Un coup de poignard au cœur, voilà ce que cela représentait. Une horrible trahison envers leur petite princesse morte trop tôt. (M'en veux-tu, ma chérie ? M'en veux-tu pour ne pas t'avoir laisser reposer là où tu aurais du être ?) Mais l'alternative était mille fois pire. Branet avait dû accepter, le cœur lourd.
La femme… la crémation aurait lieu, mais l'urne funéraire serait enterrée quelque part dans les jardins, et vite oubliée. Grenat ne semblait déjà plus se souvenir d'elle. Le roi préférait vivre pleinement son mensonge et oublier qu'il avait eu une autre enfant – et la terrible tempête qui avait rejeté une barque dans le port d'Alexandrie n'avait jamais existé. D'ailleurs, elle aussi avait été brûlée, pour plus de sureté.

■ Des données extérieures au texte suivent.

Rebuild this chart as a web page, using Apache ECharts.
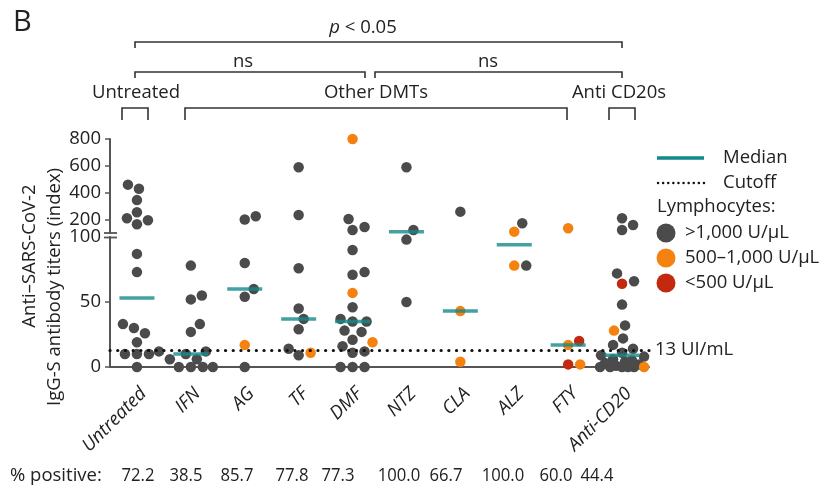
<!DOCTYPE html>
<html>
<head>
<meta charset="utf-8">
<script src="https://cdn.jsdelivr.net/npm/echarts@6/dist/echarts.min.js"></script>
<style>
  html, body { margin: 0; padding: 0; background: #fff; }
  #chart { width: 821px; height: 489px; }
</style>
</head>
<body>
<div id="chart"></div>
<script>
  // groups on the x axis
  const categories = ['Untreated', 'IFN', 'AG', 'TF', 'DMF', 'NTZ', 'CLA', 'ALZ', 'FTY', 'Anti-CD20'];

  // [titer index, lymphocyte class] ; class 0 = >1,000, 1 = 500-1,000, 2 = <500 U/uL
  const untreated = [[460,0],[430,0],[345,0],[255,0],[210,0],[195,0],[165,0],[87,0],[73,0],[33,0],[30,0],[26,0],[19,0],[12,0],[10,0],[10,0],[10,0],[0,0]];
  const ifn = [[78,0],[55,0],[52,0],[33,0],[27,0],[12,0],[10,0],[6,0],[6,0],[0,0],[0,0],[0,0],[0,0]];
  const ag = [[225,0],[200,0],[80,0],[60,0],[54,0],[17,1],[0,0]];
  const tf = [[590,0],[234,0],[76,0],[45,0],[37,0],[29,0],[14,0],[11,1],[9,0]];
  const dmf = [[800,1],[204,0],[145,0],[122,0],[90,0],[73,0],[71,0],[57,1],[46,0],[37,0],[35,0],[35,0],[28,0],[27,0],[21,0],[19,1],[16,0],[12,0],[11,0],[0,0],[0,0],[0,0]];
  const ntz = [[590,0],[122,0],[98,0],[50,0]];
  const cla = [[259,0],[43,1],[4,1]];
  const alz = [[172,0],[110,1],[78,1],[78,0]];
  const fty = [[135,1],[20,2],[17,1],[2,2],[2,1]];
  const antiCd20 = [[210,0],[160,0],[122,0],[72,0],[66,0],[64,2],[48,0],[32,0],[28,1],[22,0],[17,0],[14,0],[11,0],[9,0],[8,0],[6,0],[5,0],[4,0],[3,0],[2,0],[1,0],[0,0],[0,0],[0,0],[0,1],[0,0],[0,0]];
  const groups = [untreated, ifn, ag, tf, dmf, ntz, cla, alz, fty, antiCd20];

  const pctPositive = ['72.2', '38.5', '85.7', '77.8', '77.3', '100.0', '66.7', '100.0', '60.0', '44.4'];
  const cutoff = 13;
  const upperTicks = [200, 400, 600, 800];
  const lowerTicks = [0, 50, 100];

  const lymColors = ['#4b4b4b', '#f5820f', '#c2290f'];
  const lymLabels = ['>1,000 U/\u03bcL', '500\u20131,000 U/\u03bcL', '<500 U/\u03bcL'];
  const teal = '#14898b';
  const textColor = '#222';
  const axisColor = '#555';
  const font = "'Open Sans', 'Noto Sans', sans-serif";
  const fs = 18.5;

  // layout of the broken axis: upper part 100-800, lower part 0-100
  const G = { left: 110, right: 172, upTop: 139, upH: 94, loTop: 237, loH: 130 };
  const band = (821 - G.left - G.right) / categories.length;

  function yPix(v) {
    return v > 100 ? G.upTop + G.upH * (800 - v) / 700 : G.loTop + G.loH * (100 - v) / 100;
  }

  // simple beeswarm so the dots don't sit on top of each other
  function swarm(vals) {
    const D = 11.5, maxOff = 22;
    const placed = [];
    const dx = new Array(vals.length);
    const order = vals.map((v, i) => i).sort((a, b) => vals[a] - vals[b]);
    order.forEach(i => {
      const y = yPix(vals[i]);
      let best = 0, bestScore = -1;
      for (let k = 0; k <= maxOff * 2; k++) {
        const off = (k % 2 ? 1 : -1) * Math.ceil(k / 2);
        let minD = Infinity;
        placed.forEach(p => { minD = Math.min(minD, Math.hypot(p.x - off, p.y - y)); });
        if (minD >= D) { best = off; bestScore = Infinity; break; }
        if (minD > bestScore + 0.5) { bestScore = minD; best = off; }
      }
      placed.push({ x: best, y: y });
      dx[i] = best / band;
    });
    return dx;
  }

  function median(vals) {
    const s = vals.slice().sort((a, b) => a - b);
    const n = s.length;
    return n % 2 ? s[(n - 1) / 2] : (s[n / 2 - 1] + s[n / 2]) / 2;
  }

  // points split per grid (upper / lower) and per lymphocyte class
  const pts = [[[], [], []], [[], [], []]];
  const medians = [[], []];
  groups.forEach((g, ci) => {
    const vals = g.map(p => p[0]);
    const dx = swarm(vals);
    g.forEach((p, j) => {
      const gi = p[0] > 100 ? 0 : 1;
      pts[gi][p[1]].push([ci + dx[j], p[0]]);
    });
    const m = median(vals);
    medians[m > 100 ? 0 : 1].push([ci, m]);
  });

  const series = [];
  [0, 1].forEach(gi => {
    [0, 1, 2].forEach(c => {
      series.push({
        type: 'scatter',
        xAxisIndex: gi + 2,
        yAxisIndex: gi,
        data: pts[gi][c],
        symbolSize: 10.5,
        itemStyle: { color: lymColors[c], opacity: 1 },
        z: 3
      });
    });
    const med = {
      type: 'scatter',
      xAxisIndex: gi + 2,
      yAxisIndex: gi,
      data: medians[gi],
      symbol: 'rect',
      symbolSize: [35, 3.5],
      itemStyle: { color: teal },
      z: 4
    };
    if (gi === 1) {
      med.markLine = {
        silent: true,
        symbol: 'none',
        data: [{ yAxis: cutoff }],
        lineStyle: { color: '#111', type: [0.1, 7.6], width: 3.2, cap: 'round' },
        label: { position: 'end', formatter: cutoff + ' UI/mL', fontSize: fs, color: textColor, fontFamily: font, distance: 6 }
      };
    }
    series.push(med);
  });

  function bracket(x1, x2, y, drop) {
    return {
      type: 'polyline',
      shape: { points: [[x1, y + drop], [x1, y], [x2, y], [x2, y + drop]] },
      style: { stroke: '#333', lineWidth: 1.6, fill: null }
    };
  }
  function label(text, x, y, opt, el) {
    return Object.assign({
      type: 'text', x: x, y: y,
      style: Object.assign({ text: text, fill: textColor, font: fs + 'px ' + font, textAlign: 'center', textVerticalAlign: 'middle' }, opt || {})
    }, el || {});
  }

  const graphics = [
    label('B', 13, 23, { font: '29px ' + font, textAlign: 'left' }),
    {
      type: 'text', x: 363, y: 28,
      style: {
        text: '{i|p} < 0.05', fill: textColor, font: fs + 'px ' + font, textAlign: 'center', textVerticalAlign: 'middle',
        rich: { i: { fontStyle: 'italic', fontSize: fs, fontFamily: font } }
      }
    },
    bracket(135, 622, 42, 6),
    label('ns', 243, 62),
    label('ns', 488, 62),
    bracket(135, 365, 72, 6),
    bracket(375, 622, 72, 6),
    label('Untreated', 136, 93),
    label('Other DMTs', 376, 93),
    label('Anti CD20s', 619, 93),
    bracket(122, 148, 108, 12),
    bracket(185, 567, 108, 12),
    bracket(609, 635, 108, 12),
    // y axis title
    label('Anti\u2013SARS-CoV-2', 30, 256, null, { rotation: Math.PI / 2 }),
    label('IgG-S antibody titers (index)', 55, 287, null, { rotation: Math.PI / 2 }),
    // axis break mark
    { type: 'line', shape: { x1: 104, y1: 233, x2: 117, y2: 233 }, style: { stroke: axisColor, lineWidth: 1.8 } },
    { type: 'line', shape: { x1: 104, y1: 237.5, x2: 117, y2: 237.5 }, style: { stroke: axisColor, lineWidth: 1.8 } },
    // legend
    { type: 'line', shape: { x1: 657, y1: 158, x2: 704, y2: 158 }, style: { stroke: teal, lineWidth: 3.5 } },
    label('Median', 723, 158, { textAlign: 'left' }),
    { type: 'line', shape: { x1: 658, y1: 183, x2: 704, y2: 183 }, style: { stroke: '#111', lineWidth: 2.4, lineDash: [0.1, 5], lineCap: 'round' } },
    label('Cutoff', 723, 183, { textAlign: 'left' }),
    label('Lymphocytes:', 657, 207, { textAlign: 'left' }),
    // % positive row
    label('% positive:', 10, 476, { textAlign: 'left' })
  ];
  lymColors.forEach((c, i) => {
    graphics.push({ type: 'circle', shape: { cx: 666, cy: 233 + i * 25, r: 9.5 }, style: { fill: c } });
    graphics.push(label(lymLabels[i], 685, 233 + i * 25, { textAlign: 'left' }));
  });
  const pctX = [138, 186, 237, 292, 338, 399, 446, 503, 556, 597];
  pctPositive.forEach((t, i) => {
    graphics.push(label(t, pctX[i], 476, null, { scaleX: 0.9 }));
  });

  const chart = echarts.init(document.getElementById('chart'));
  chart.setOption({
    animation: false,
    backgroundColor: '#fff',
    textStyle: { fontFamily: font },
    grid: [
      { left: G.left, right: G.right, top: G.upTop, height: G.upH },
      { left: G.left, right: G.right, top: G.loTop, height: G.loH }
    ],
    xAxis: [
      { type: 'category', gridIndex: 0, data: categories, show: false },
      {
        type: 'category', gridIndex: 1, data: categories,
        axisLine: { onZero: false, lineStyle: { color: axisColor, width: 2 } },
        axisTick: { alignWithLabel: true, length: 5, lineStyle: { color: axisColor, width: 1.5 } },
        axisLabel: { rotate: 45, fontSize: fs, fontStyle: 'italic', color: textColor, margin: 17, interval: 0, verticalAlign: 'top' }
      },
      { type: 'value', gridIndex: 0, min: -0.5, max: categories.length - 0.5, show: false },
      { type: 'value', gridIndex: 1, min: -0.5, max: categories.length - 0.5, show: false }
    ],
    yAxis: [
      {
        type: 'value', gridIndex: 0, min: 100, max: 800, interval: 100,
        splitLine: { show: false },
        axisLine: { show: true, onZero: false, lineStyle: { color: axisColor, width: 2 } },
        axisTick: { show: true, length: 5, customValues: upperTicks, lineStyle: { color: axisColor, width: 1.5 } },
        axisLabel: {
          fontSize: fs, color: textColor, margin: 9, customValues: upperTicks,
          formatter: v => upperTicks.indexOf(v) >= 0 ? String(v) : ''
        }
      },
      {
        type: 'value', gridIndex: 1, min: 0, max: 100, interval: 50,
        splitLine: { show: false },
        axisLine: { show: true, onZero: false, lineStyle: { color: axisColor, width: 2 } },
        axisTick: { show: true, length: 5, customValues: [0, 50], lineStyle: { color: axisColor, width: 1.5 } },
        axisLabel: {
          fontSize: fs, color: textColor, margin: 9, customValues: lowerTicks, showMaxLabel: true,
          formatter: v => lowerTicks.indexOf(v) >= 0 ? String(v) : ''
        }
      }
    ],
    series: series,
    graphic: graphics
  });
</script>
</body>
</html>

Sauf que Branet ne pouvait oublier ni l'une ni l'autre, ni son enfant morte, ni la femme (et Seigneur, quelle ressemblance avec sa propre fille, et avec certains portraits de la galerie royale. A croire que peut-être cette inconnue descendait elle aussi d'une quelconque branche de la famille royale…). Son époux pouvait peut-être, mais chaque rire de l'enfant vivante, chaque rire de Grenat, la laissait songer à ce petit secret, à ce gros mensonge, à ce squelette dissimulé dans la penderie.
Elle déposait des fleurs en souvenir.
Elle revenait voir les tombes pour ne pas oublier. Pour montrer à sa fille, sa vraie fille, son enfant biologique, qu'elle ne l'avait pas oubliée, qu'elle l'aimait toujours. Pour montrer à une inconnue qu'elle prenait toujours soin de son enfant, de sa fille adoptive.
Des pas derrières elle. Une petite toux.
-Votre Majesté ? Pardonnez-moi de troubler votre retraite, mais le roi vous fait mander…
Branet adresse à peine un regard à la femme qui parle. Béate, note-t-elle distraitement. C'est une femme remarquable. Elle ira sans doute très loin, et peut-être Branet s'aventurera-t-elle un jour à lui faire des confidences. Elle déplie soigneusement son éventail et se met à marcher vers le palais, la femme soldat (ne devrait-elle pas la nommer capitaine, en raison de ses dernières brillantes actions, en repoussant des monstres qui menaçaient les faubourgs de la ville ? Oui, elle devrait…) sur ses talons.
Branet rejoint ses obligations sans se plaindre. Elle est reine. Elle a l'habitude. Et sa place est avec les vivants. Pour l'instant.
Sur les marches de palais, près de l'eau, il y a une enfant vêtue d'une jolie robe, ses cheveux noirs soigneusement attachés par des rubans. Elle a un livre sur les genoux, et elle sourit au monde, innocente, heureuse de vivre.
Grenat di Alexandros XVII est morte. Grenat di Alexandros XVII est en vie.
Les tombes anonymes du jardin du palais ne reçoivent plus d'autres visites que celles de Branet, qui s'espacent dans le temps au fur et à mesure que grandit Grenat.
Jusqu'à ce que plus personne ne vienne les voir du tout.
Bientôt, Branet mourra aussi. Alexandrie finira en ruine pour être rebâtie à nouveau. Plus personne ne saura qu'il y a un petit secret, un énorme mensonge, caché parmi les plantes.
Et le monde continuera à tourner, en dépit de tout.